◆ Task to carry out ◆
Search the entries below. Return every line that has "this" in it.

◆ Data to process ◆
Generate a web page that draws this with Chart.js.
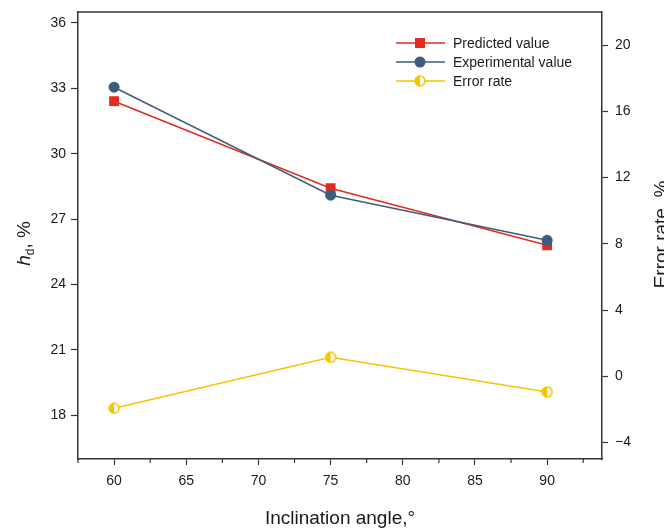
<!DOCTYPE html>
<html>
<head>
<meta charset="utf-8">
<script src="https://cdn.jsdelivr.net/npm/chart.js@4/dist/chart.umd.min.js"></script>
<style>
html, body { margin: 0; padding: 0; background: #fff; overflow: hidden; }
</style>
</head>
<body>
<canvas id="Chart" width="664" height="528"></canvas>
<script>
// inclination angle vs. hd (left axis) and error rate (right axis)
const angles = [60, 75, 90];
const predicted = [32.41, 28.42, 25.8];
const experimental = [33.05, 28.1, 26.03];
const errorRate = [-1.94, 1.14, -0.95];

const xTicks = [60, 65, 70, 75, 80, 85, 90];
const xMinorTicks = [57.5, 62.5, 67.5, 72.5, 77.5, 82.5, 87.5, 92.5];
const hdTicks = [18, 21, 24, 27, 30, 33, 36];
const errTicks = [-4, 0, 4, 8, 12, 16, 20];

const RED = '#e52a1f';
const BLUE = '#3d5d7e';
const YELLOW = '#f7c300';
const AXIS = '#3a3230';
const FONT = '"Liberation Sans", Arial, sans-serif';

// half filled circle used for the error rate points
function halfCircle(size, color) {
    const c = document.createElement('canvas');
    c.width = size; c.height = size;
    const g = c.getContext('2d');
    const m = size / 2, r = size / 2 - 1;
    g.beginPath(); g.arc(m, m, r, 0, 2 * Math.PI);
    g.fillStyle = '#fff'; g.fill();
    g.beginPath(); g.moveTo(m, m); g.arc(m, m, r, Math.PI / 2, Math.PI * 1.5); g.closePath();
    g.fillStyle = color; g.fill();
    g.beginPath(); g.arc(m, m, r, 0, 2 * Math.PI);
    g.lineWidth = 1.5; g.strokeStyle = color; g.stroke();
    return c;
}
const halfDot = halfCircle(12, YELLOW);

function toPoints(ys) {
    return angles.map((a, i) => ({ x: a, y: ys[i] }));
}

function fixTicks(list) {
    return function (scale) { scale.ticks = list.map(v => ({ value: v })); };
}

// fixed axis width, no extra room for the end labels
function fixWidth(w) {
    return function (scale) {
        scale.width = w;
        scale.paddingTop = 0;
        scale.paddingBottom = 0;
    };
}

// axis titles, frame top line, minor ticks and legend
const extras = {
    id: 'extras',
    afterDraw(chart) {
        const ctx = chart.ctx;
        const area = chart.chartArea;
        const x = chart.scales.x;
        ctx.save();
        ctx.strokeStyle = AXIS;
        ctx.lineWidth = 1.5;
        ctx.beginPath();
        ctx.moveTo(area.left, area.top); ctx.lineTo(area.right, area.top);
        ctx.stroke();
        ctx.lineWidth = 1.2;
        xMinorTicks.forEach(v => {
            const px = x.getPixelForValue(v);
            ctx.beginPath(); ctx.moveTo(px, area.bottom); ctx.lineTo(px, area.bottom + 4); ctx.stroke();
        });

        ctx.fillStyle = '#1a1a1a';
        ctx.textBaseline = 'alphabetic';
        ctx.textAlign = 'center';
        ctx.font = '19px ' + FONT;
        ctx.fillText('Inclination angle,°', (area.left + area.right) / 2, 524);

        // left title: h with subscript d
        const midY = (area.top + area.bottom) / 2;
        ctx.save();
        ctx.translate(30, midY + 8);
        ctx.rotate(-Math.PI / 2);
        ctx.textAlign = 'left';
        const hFont = 'italic 19px ' + FONT, dFont = '12px ' + FONT, rFont = '19px ' + FONT;
        ctx.font = hFont; const wh = ctx.measureText('h').width;
        ctx.font = dFont; const wd = ctx.measureText('d').width;
        ctx.font = rFont; const wr = ctx.measureText(', %').width;
        let cx = -(wh + wd + wr) / 2;
        ctx.font = hFont; ctx.fillText('h', cx, 0); cx += wh;
        ctx.font = dFont; ctx.fillText('d', cx, 4); cx += wd;
        ctx.font = rFont; ctx.fillText(', %', cx, 0);
        ctx.restore();

        // right title
        ctx.save();
        ctx.translate(667, midY - 1);
        ctx.rotate(-Math.PI / 2);
        ctx.textAlign = 'center';
        ctx.font = '19px ' + FONT;
        ctx.fillText('Error rate, %', 0, 0);
        ctx.restore();

        // legend
        const items = [
            { label: 'Predicted value', color: RED, style: 'rect' },
            { label: 'Experimental value', color: BLUE, style: 'circle' },
            { label: 'Error rate', color: YELLOW, style: 'half' }
        ];
        ctx.font = '14px ' + FONT;
        ctx.textAlign = 'left';
        ctx.textBaseline = 'middle';
        items.forEach((it, i) => {
            const y = 43 + i * 19;
            ctx.strokeStyle = it.color; ctx.lineWidth = 1.5;
            ctx.beginPath(); ctx.moveTo(396, y); ctx.lineTo(445, y); ctx.stroke();
            ctx.fillStyle = it.color;
            if (it.style === 'rect') ctx.fillRect(415, y - 5, 10, 10);
            else if (it.style === 'circle') { ctx.beginPath(); ctx.arc(420, y, 5.5, 0, 2 * Math.PI); ctx.fill(); }
            else ctx.drawImage(halfDot, 414, y - 6);
            ctx.fillStyle = '#1a1a1a';
            ctx.fillText(it.label, 453, y + 1);
        });
        ctx.restore();
    }
};

const ctx = document.getElementById('Chart').getContext('2d');
const myChart = new Chart(ctx, {
    type: 'line',
    data: {
        datasets: [{
            label: 'Experimental value',
            data: toPoints(experimental),
            borderColor: BLUE,
            backgroundColor: BLUE,
            borderWidth: 1.5,
            pointStyle: 'circle',
            pointRadius: 5.5,
            pointBorderWidth: 0,
            yAxisID: 'y',
            order: 1
        }, {
            label: 'Predicted value',
            data: toPoints(predicted),
            borderColor: RED,
            backgroundColor: RED,
            borderWidth: 1.5,
            pointStyle: 'rect',
            pointRadius: 7,
            pointBorderWidth: 0,
            yAxisID: 'y',
            order: 2
        }, {
            label: 'Error rate',
            data: toPoints(errorRate),
            borderColor: YELLOW,
            backgroundColor: YELLOW,
            borderWidth: 1.5,
            pointStyle: halfDot,
            yAxisID: 'y1',
            order: 3
        }]
    },
    options: {
        responsive: false,
        animation: false,
        devicePixelRatio: 1,
        layout: { padding: { top: 12, left: 0, right: 0, bottom: 0 } },
        plugins: { legend: { display: false }, tooltip: { enabled: false } },
        scales: {
            x: {
                type: 'linear',
                min: 57.5,
                max: 93.8,
                afterBuildTicks: fixTicks(xTicks),
                afterFit(scale) { scale.height = 69; },
                grid: { drawOnChartArea: false, tickLength: 6, color: AXIS, tickWidth: 1.2 },
                border: { color: AXIS, width: 1.5 },
                ticks: { padding: 8, color: '#1a1a1a', font: { family: FONT, size: 14 } }
            },
            y: {
                position: 'left',
                min: 16,
                max: 36.5,
                afterBuildTicks: fixTicks(hdTicks),
                afterFit: fixWidth(78),
                grid: { drawOnChartArea: false, tickLength: 7, color: AXIS, tickWidth: 1.2 },
                border: { color: AXIS, width: 1.5 },
                ticks: { padding: 5, color: '#1a1a1a', font: { family: FONT, size: 14 } }
            },
            y1: {
                position: 'right',
                min: -5,
                max: 22,
                afterBuildTicks: fixTicks(errTicks),
                afterFit: fixWidth(62),
                grid: { drawOnChartArea: false, tickLength: 6, color: AXIS, tickWidth: 1.2 },
                border: { color: AXIS, width: 1.5 },
                ticks: {
                    padding: 7, color: '#1a1a1a', font: { family: FONT, size: 14 },
                    callback: v => (v < 0 ? '\u2212' + Math.abs(v) : String(v))
                }
            }
        }
    },
    plugins: [extras]
});
</script>
</body>
</html>
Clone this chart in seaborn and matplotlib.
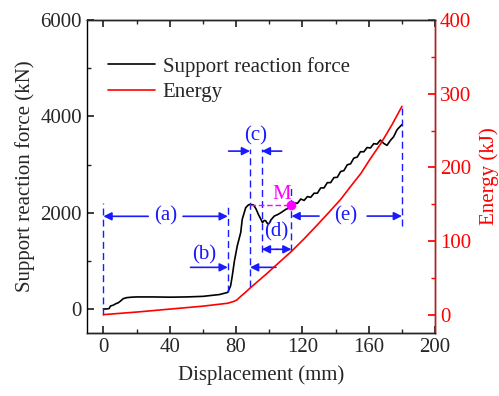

◆ Expected answer ◆
Generate a web page that draws this with Chart.js.
Clone this chart in seaborn and matplotlib.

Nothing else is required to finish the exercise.